What you will do:
Give back exactly the lines from the beginning of the listing below to the line holding "point_order = [0, 1, 2, 3]", both ends included; the pictures stay out.

##### Listing #####

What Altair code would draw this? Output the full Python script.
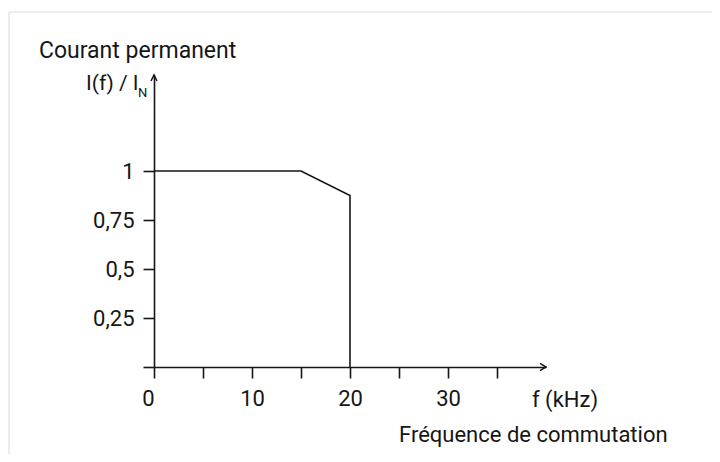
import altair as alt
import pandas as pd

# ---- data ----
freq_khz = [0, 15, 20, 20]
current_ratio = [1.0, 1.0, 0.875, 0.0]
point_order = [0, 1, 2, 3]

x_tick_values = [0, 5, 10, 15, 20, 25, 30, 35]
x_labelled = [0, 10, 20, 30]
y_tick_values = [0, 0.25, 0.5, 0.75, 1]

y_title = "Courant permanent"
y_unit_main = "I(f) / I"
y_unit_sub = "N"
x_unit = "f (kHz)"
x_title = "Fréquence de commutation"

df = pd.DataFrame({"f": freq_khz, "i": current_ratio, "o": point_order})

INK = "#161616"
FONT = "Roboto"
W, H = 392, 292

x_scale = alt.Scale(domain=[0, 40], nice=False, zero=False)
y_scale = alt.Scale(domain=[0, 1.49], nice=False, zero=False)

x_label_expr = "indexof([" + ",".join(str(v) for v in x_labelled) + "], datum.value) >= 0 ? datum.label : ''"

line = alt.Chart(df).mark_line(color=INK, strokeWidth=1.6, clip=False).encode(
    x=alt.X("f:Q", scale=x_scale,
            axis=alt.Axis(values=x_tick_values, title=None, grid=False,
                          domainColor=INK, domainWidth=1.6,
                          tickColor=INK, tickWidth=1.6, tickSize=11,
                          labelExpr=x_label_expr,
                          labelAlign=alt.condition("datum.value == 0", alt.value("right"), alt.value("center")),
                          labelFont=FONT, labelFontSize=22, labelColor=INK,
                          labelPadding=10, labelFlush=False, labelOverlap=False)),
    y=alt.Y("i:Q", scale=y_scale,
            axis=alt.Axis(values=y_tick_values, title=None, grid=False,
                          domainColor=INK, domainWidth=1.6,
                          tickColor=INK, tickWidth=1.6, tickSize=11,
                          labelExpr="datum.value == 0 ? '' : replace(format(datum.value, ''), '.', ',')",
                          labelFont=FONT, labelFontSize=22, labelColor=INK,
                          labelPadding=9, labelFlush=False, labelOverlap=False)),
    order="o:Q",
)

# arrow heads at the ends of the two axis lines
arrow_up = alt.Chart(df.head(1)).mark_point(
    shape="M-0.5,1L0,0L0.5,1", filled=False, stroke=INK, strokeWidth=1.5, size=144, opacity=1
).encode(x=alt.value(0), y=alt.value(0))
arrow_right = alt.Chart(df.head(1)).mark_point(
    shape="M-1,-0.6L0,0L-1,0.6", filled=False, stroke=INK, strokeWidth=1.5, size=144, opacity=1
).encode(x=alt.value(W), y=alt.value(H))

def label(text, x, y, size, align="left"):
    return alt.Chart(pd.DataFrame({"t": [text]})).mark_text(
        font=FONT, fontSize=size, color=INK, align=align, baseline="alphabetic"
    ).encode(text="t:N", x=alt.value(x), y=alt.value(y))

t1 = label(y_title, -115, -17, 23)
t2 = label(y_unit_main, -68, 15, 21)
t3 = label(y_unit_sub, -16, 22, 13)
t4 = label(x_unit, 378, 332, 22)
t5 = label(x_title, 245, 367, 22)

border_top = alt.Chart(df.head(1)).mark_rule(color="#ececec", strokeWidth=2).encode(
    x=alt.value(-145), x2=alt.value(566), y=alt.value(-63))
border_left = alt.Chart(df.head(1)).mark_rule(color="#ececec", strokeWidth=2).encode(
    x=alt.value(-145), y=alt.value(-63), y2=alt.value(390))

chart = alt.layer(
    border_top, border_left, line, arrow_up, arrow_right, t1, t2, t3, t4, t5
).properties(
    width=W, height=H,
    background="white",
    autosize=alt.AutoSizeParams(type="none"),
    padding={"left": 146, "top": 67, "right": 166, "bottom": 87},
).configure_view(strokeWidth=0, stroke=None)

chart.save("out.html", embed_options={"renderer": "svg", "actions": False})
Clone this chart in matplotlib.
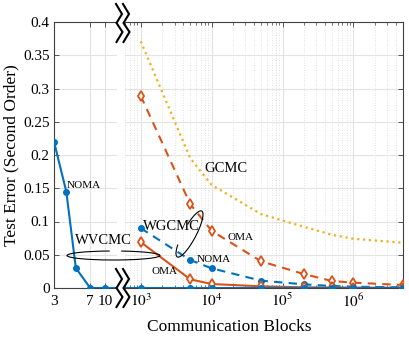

#####

Answer for this exercise:
What Altair code would draw this? Output the full Python script.
import altair as alt
import pandas as pd

# ---- data ----
freq_khz = [0, 15, 20, 20]
current_ratio = [1.0, 1.0, 0.875, 0.0]
point_order = [0, 1, 2, 3]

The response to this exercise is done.